EXERCISE BRIEF: From the first line of the data down to and including the line with "1.0, 1.0, 1.0, 0.993, 0.995, 0.997, 1.0]", copy everything exactly, leaving out pictures.

Plotting code records
┄┄┄┄┄┄┄┄┄┄┄┄┄┄┄┄┄┄┄┄
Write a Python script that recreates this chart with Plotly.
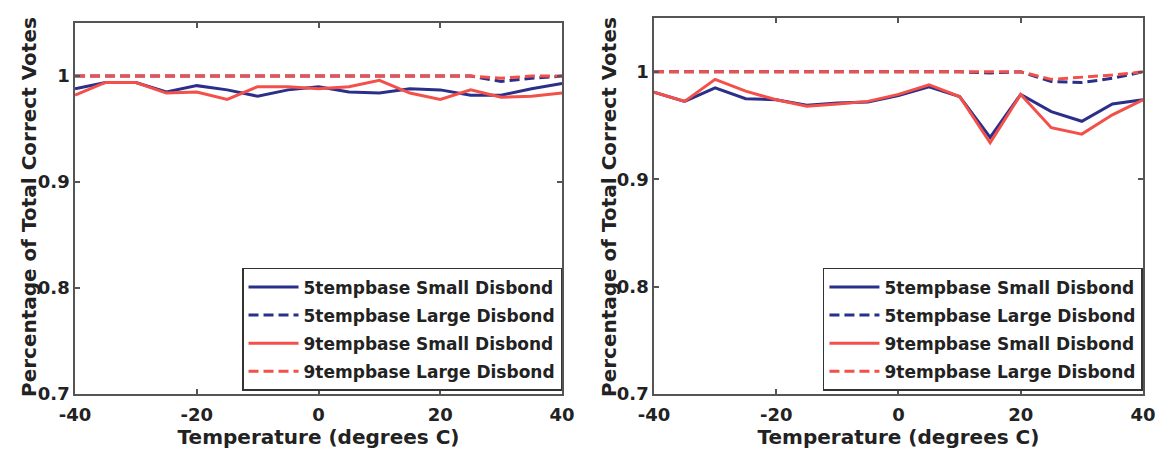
import plotly.graph_objects as go

# Temperature grid (degrees C)
temps = [-40, -35, -30, -25, -20, -15, -10, -5, 0, 5, 10, 15, 20, 25, 30, 35, 40]

# Left panel
left_5_small = [0.988, 0.994, 0.994, 0.985, 0.991, 0.987, 0.981, 0.987, 0.990, 0.985,
                0.984, 0.988, 0.987, 0.982, 0.982, 0.988, 0.993]
left_5_large = [1.0, 1.0, 1.0, 1.0, 1.0, 1.0, 1.0, 1.0, 1.0, 1.0,
                1.0, 1.0, 1.0, 1.0, 0.995, 0.998, 1.0]
left_9_small = [0.982, 0.994, 0.994, 0.984, 0.985, 0.978, 0.990, 0.990, 0.988, 0.990,
                0.996, 0.984, 0.978, 0.987, 0.980, 0.981, 0.984]
left_9_large = [1.0, 1.0, 1.0, 1.0, 1.0, 1.0, 1.0, 1.0, 1.0, 1.0,
                1.0, 1.0, 1.0, 1.0, 0.998, 1.0, 1.0]

# Right panel
right_5_small = [0.981, 0.9725, 0.985, 0.975, 0.974, 0.969, 0.971, 0.972, 0.978, 0.986,
                 0.977, 0.939, 0.979, 0.963, 0.954, 0.970, 0.974]
right_5_large = [1.0, 1.0, 1.0, 1.0, 1.0, 1.0, 1.0, 1.0, 1.0, 1.0,
                 1.0, 0.999, 1.0, 0.991, 0.990, 0.994, 1.0]
right_9_small = [0.981, 0.9725, 0.993, 0.982, 0.974, 0.968, 0.970, 0.9725, 0.979, 0.988,
                 0.977, 0.934, 0.979, 0.948, 0.942, 0.960, 0.974]
right_9_large = [1.0, 1.0, 1.0, 1.0, 1.0, 1.0, 1.0, 1.0, 1.0, 1.0,
                 1.0, 1.0, 1.0, 0.993, 0.995, 0.997, 1.0]

series_names = ["5tempbase Small Disbond", "5tempbase Large Disbond",
                "9tempbase Small Disbond", "9tempbase Large Disbond"]

x_ticks = [-40, -20, 0, 20, 40]
x_tick_text = ["-40", "-20", "0", "20", "40"]
y_ticks = [0.7, 0.8, 0.9, 1.0]
y_tick_text = ["0.7", "0.8", "0.9", "1"]

x_title = "Temperature (degrees C)"
y_title = "Percentage of Total Correct Votes"

BLUE = "#2a2f8a"
RED = "#f4504a"
DASH = "10px,5px"
FONT = "DejaVu Sans, Liberation Sans, sans-serif"
AXIS_COLOR = "#555555"
TEXT_COLOR = "#222222"

styles = [(BLUE, "solid"), (BLUE, DASH), (RED, "solid"), (RED, DASH)]

fig = go.Figure()

panels = [
    ("x", "y", "legend", [left_5_small, left_5_large, left_9_small, left_9_large]),
    ("x2", "y2", "legend2", [right_5_small, right_5_large, right_9_small, right_9_large]),
]

for xa, ya, leg, data in panels:
    for i, (name, vals, (color, dash)) in enumerate(zip(series_names, data, styles)):
        fig.add_trace(go.Scatter(
            x=temps, y=vals, name=name, mode="lines",
            line=dict(color=color, width=3, dash=dash),
            xaxis=xa, yaxis=ya, legend=leg, legendgroup=f"{leg}_{i}",
        ))

axis_common = dict(
    showline=True, mirror="ticks", linecolor=AXIS_COLOR, linewidth=1.5,
    ticks="inside", ticklen=5, tickcolor=AXIS_COLOR, tickwidth=1.5,
    showgrid=False, zeroline=False,
    tickfont=dict(family=FONT, size=18, color=TEXT_COLOR, weight="bold"),
)

title_font = dict(family=FONT, size=20, color=TEXT_COLOR, weight="bold")

x_common = dict(axis_common, range=[-40, 40], tickvals=x_ticks, ticktext=x_tick_text,
                ticklabelstandoff=4,
                title=dict(text=x_title, font=title_font, standoff=5))
y_common = dict(axis_common, range=[0.7, 1.05], tickvals=y_ticks, ticktext=y_tick_text)

legend_common = dict(
    bgcolor="white", bordercolor="#333333", borderwidth=1.5,
    font=dict(family=FONT, size=17, color=TEXT_COLOR, weight="bold"),
    xanchor="right", yanchor="bottom", tracegroupgap=3, itemwidth=50,
)

# Vertical y-axis titles placed beside each panel
y_title_annotations = [
    dict(text=y_title, x=x_pos, y=0.543, xref="paper", yref="paper",
         xanchor="center", yanchor="middle", textangle=-90, showarrow=False,
         font=title_font)
    for x_pos in (0.025, 0.525)
]

fig.update_layout(
    width=1160, height=453,
    margin=dict(l=0, r=0, t=0, b=0, autoexpand=False),
    paper_bgcolor="white", plot_bgcolor="white",
    font=dict(family=FONT, color=TEXT_COLOR),
    xaxis=dict(x_common, domain=[0.0647, 0.4845], anchor="y"),
    yaxis=dict(y_common, domain=[0.130, 0.949], anchor="x"),
    xaxis2=dict(x_common, domain=[0.5638, 0.9853], anchor="y2"),
    yaxis2=dict(y_common, domain=[0.130, 0.960], anchor="x2"),
    legend=dict(legend_common, x=0.4845, y=0.137),
    legend2=dict(legend_common, x=0.9853, y=0.137),
    annotations=y_title_annotations,
)

fig.write_html("out.html")
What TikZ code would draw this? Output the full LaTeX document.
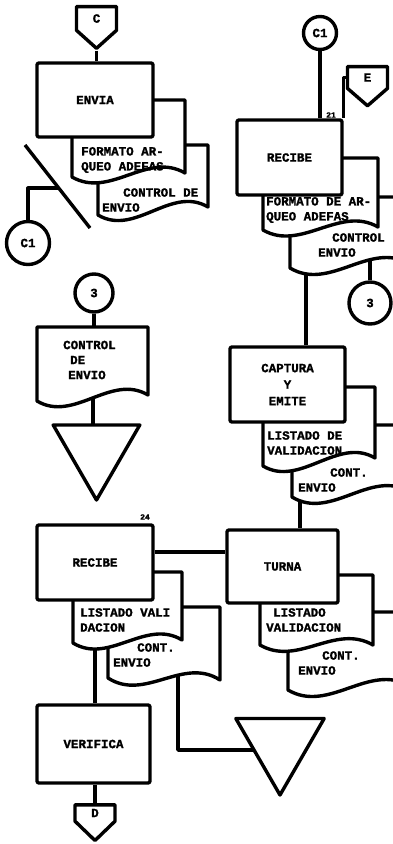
┄┄┄┄┄┄┄┄┄┄┄┄┄┄┄┄┄┄┄┄
EXERCISE ANSWER:
Write a Python script that recreates this chart with Plotly.
import plotly.graph_objects as go

# Temperature grid (degrees C)
temps = [-40, -35, -30, -25, -20, -15, -10, -5, 0, 5, 10, 15, 20, 25, 30, 35, 40]

# Left panel
left_5_small = [0.988, 0.994, 0.994, 0.985, 0.991, 0.987, 0.981, 0.987, 0.990, 0.985,
                0.984, 0.988, 0.987, 0.982, 0.982, 0.988, 0.993]
left_5_large = [1.0, 1.0, 1.0, 1.0, 1.0, 1.0, 1.0, 1.0, 1.0, 1.0,
                1.0, 1.0, 1.0, 1.0, 0.995, 0.998, 1.0]
left_9_small = [0.982, 0.994, 0.994, 0.984, 0.985, 0.978, 0.990, 0.990, 0.988, 0.990,
                0.996, 0.984, 0.978, 0.987, 0.980, 0.981, 0.984]
left_9_large = [1.0, 1.0, 1.0, 1.0, 1.0, 1.0, 1.0, 1.0, 1.0, 1.0,
                1.0, 1.0, 1.0, 1.0, 0.998, 1.0, 1.0]

# Right panel
right_5_small = [0.981, 0.9725, 0.985, 0.975, 0.974, 0.969, 0.971, 0.972, 0.978, 0.986,
                 0.977, 0.939, 0.979, 0.963, 0.954, 0.970, 0.974]
right_5_large = [1.0, 1.0, 1.0, 1.0, 1.0, 1.0, 1.0, 1.0, 1.0, 1.0,
                 1.0, 0.999, 1.0, 0.991, 0.990, 0.994, 1.0]
right_9_small = [0.981, 0.9725, 0.993, 0.982, 0.974, 0.968, 0.970, 0.9725, 0.979, 0.988,
                 0.977, 0.934, 0.979, 0.948, 0.942, 0.960, 0.974]
right_9_large = [1.0, 1.0, 1.0, 1.0, 1.0, 1.0, 1.0, 1.0, 1.0, 1.0,
                 1.0, 1.0, 1.0, 0.993, 0.995, 0.997, 1.0]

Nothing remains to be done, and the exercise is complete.